Requirement —
Search the material for the string "this" and copy each line where it occurs.

Listed entries —

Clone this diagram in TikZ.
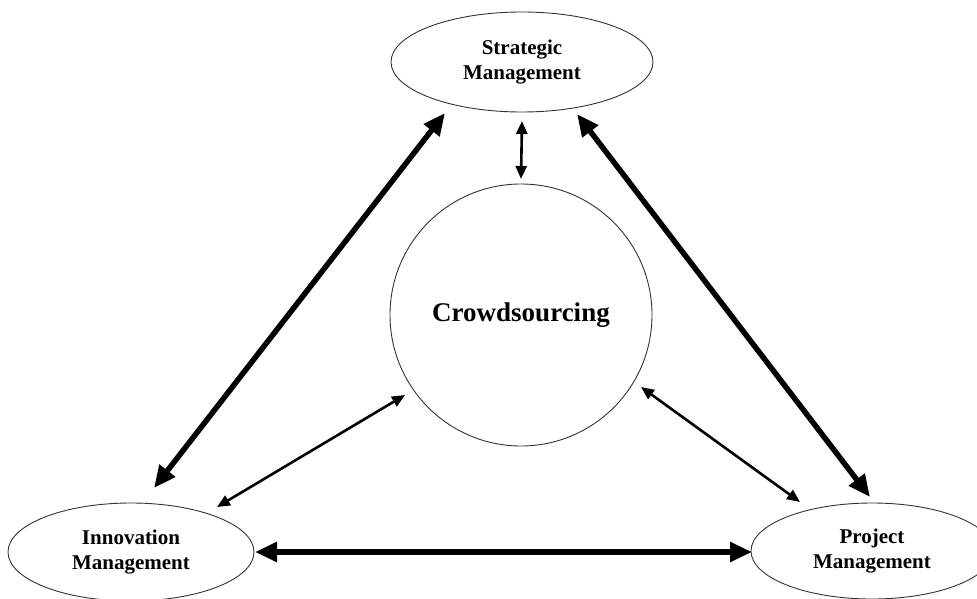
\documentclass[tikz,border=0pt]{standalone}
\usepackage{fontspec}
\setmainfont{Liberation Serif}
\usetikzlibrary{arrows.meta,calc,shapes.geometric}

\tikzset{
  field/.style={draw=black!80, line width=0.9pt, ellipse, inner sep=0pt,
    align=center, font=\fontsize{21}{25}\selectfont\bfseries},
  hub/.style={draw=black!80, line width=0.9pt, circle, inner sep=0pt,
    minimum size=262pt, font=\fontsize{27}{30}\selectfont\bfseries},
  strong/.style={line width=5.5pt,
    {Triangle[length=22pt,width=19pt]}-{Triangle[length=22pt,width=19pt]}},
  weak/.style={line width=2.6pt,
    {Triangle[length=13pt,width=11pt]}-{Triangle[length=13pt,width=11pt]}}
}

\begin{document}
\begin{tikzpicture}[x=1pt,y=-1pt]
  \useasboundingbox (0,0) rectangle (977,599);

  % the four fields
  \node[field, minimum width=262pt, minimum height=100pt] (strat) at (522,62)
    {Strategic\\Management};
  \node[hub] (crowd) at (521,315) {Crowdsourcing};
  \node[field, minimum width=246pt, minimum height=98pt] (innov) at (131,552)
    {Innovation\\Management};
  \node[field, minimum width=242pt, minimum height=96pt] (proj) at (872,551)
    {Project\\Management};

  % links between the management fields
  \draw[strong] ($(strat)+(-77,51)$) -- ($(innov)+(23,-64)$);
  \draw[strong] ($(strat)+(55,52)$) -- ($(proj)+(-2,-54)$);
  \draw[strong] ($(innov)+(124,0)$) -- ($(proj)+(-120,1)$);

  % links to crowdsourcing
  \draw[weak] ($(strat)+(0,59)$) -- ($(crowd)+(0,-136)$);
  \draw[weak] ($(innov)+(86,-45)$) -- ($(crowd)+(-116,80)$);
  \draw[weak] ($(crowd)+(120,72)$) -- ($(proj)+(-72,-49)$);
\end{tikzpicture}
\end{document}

==

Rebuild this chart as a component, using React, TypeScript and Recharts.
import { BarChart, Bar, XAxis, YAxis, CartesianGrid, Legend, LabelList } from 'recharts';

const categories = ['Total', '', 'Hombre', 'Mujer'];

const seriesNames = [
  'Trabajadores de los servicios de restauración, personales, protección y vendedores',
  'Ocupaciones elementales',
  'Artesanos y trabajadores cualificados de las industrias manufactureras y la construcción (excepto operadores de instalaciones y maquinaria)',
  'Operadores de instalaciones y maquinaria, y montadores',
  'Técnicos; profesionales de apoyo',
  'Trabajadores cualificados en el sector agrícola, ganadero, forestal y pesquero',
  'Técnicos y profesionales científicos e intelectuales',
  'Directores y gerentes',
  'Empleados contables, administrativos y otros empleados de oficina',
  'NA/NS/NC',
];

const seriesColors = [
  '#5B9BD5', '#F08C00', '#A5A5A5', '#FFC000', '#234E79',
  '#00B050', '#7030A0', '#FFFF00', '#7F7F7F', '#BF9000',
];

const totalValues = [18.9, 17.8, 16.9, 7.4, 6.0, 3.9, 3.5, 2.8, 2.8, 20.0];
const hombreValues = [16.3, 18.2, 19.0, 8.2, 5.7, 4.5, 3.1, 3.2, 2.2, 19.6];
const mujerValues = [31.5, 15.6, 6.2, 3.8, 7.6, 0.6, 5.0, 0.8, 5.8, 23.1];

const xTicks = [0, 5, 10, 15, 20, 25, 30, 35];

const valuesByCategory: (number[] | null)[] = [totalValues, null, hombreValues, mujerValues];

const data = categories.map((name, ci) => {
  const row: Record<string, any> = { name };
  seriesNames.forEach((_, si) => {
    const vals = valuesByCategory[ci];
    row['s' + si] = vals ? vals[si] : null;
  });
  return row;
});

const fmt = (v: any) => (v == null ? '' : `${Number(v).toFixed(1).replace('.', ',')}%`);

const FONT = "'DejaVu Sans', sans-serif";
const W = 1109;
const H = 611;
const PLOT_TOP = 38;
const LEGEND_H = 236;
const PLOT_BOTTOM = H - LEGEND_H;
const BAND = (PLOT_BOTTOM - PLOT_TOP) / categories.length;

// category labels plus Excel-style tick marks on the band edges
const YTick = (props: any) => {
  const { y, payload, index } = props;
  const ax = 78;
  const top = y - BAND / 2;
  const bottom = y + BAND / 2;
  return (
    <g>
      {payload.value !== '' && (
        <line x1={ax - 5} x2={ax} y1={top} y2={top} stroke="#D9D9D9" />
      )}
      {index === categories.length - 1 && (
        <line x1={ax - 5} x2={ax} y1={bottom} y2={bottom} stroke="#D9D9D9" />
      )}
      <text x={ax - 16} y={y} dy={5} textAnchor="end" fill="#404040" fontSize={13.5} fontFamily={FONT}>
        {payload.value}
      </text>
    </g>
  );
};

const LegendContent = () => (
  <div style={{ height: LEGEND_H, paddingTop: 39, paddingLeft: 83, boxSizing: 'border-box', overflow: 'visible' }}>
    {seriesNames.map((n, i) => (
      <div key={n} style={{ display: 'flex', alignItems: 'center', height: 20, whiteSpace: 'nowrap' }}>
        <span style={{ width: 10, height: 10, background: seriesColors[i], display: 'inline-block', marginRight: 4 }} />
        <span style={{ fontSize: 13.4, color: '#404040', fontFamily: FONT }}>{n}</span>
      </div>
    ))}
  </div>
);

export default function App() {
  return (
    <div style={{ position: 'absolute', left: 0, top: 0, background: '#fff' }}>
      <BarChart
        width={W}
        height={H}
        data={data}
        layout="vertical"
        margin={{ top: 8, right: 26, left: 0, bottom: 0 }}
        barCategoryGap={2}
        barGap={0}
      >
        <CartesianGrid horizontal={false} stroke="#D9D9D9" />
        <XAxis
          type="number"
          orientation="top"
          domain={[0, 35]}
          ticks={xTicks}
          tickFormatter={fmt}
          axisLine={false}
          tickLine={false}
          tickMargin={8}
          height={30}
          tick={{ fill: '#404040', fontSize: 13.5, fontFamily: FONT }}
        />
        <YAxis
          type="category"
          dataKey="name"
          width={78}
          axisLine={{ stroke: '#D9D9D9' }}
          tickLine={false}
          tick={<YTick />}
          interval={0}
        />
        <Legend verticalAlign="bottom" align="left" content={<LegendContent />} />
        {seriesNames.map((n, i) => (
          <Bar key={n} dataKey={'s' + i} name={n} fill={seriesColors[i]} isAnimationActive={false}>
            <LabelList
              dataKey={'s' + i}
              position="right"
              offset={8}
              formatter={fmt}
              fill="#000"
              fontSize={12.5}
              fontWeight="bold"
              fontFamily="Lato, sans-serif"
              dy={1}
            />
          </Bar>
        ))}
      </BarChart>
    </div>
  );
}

* * *

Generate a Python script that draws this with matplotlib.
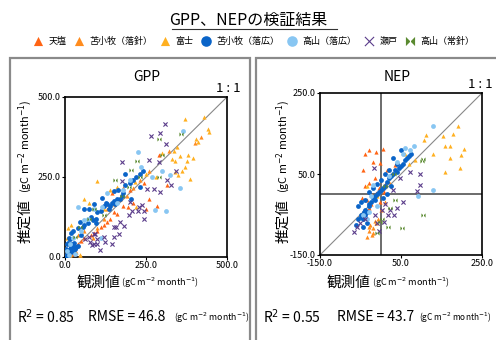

Answer to the exercise —
Clone this diagram in TikZ.
Rebuild this chart as a component, using React, TypeScript and Recharts.
Generate a Python script that draws this with matplotlib.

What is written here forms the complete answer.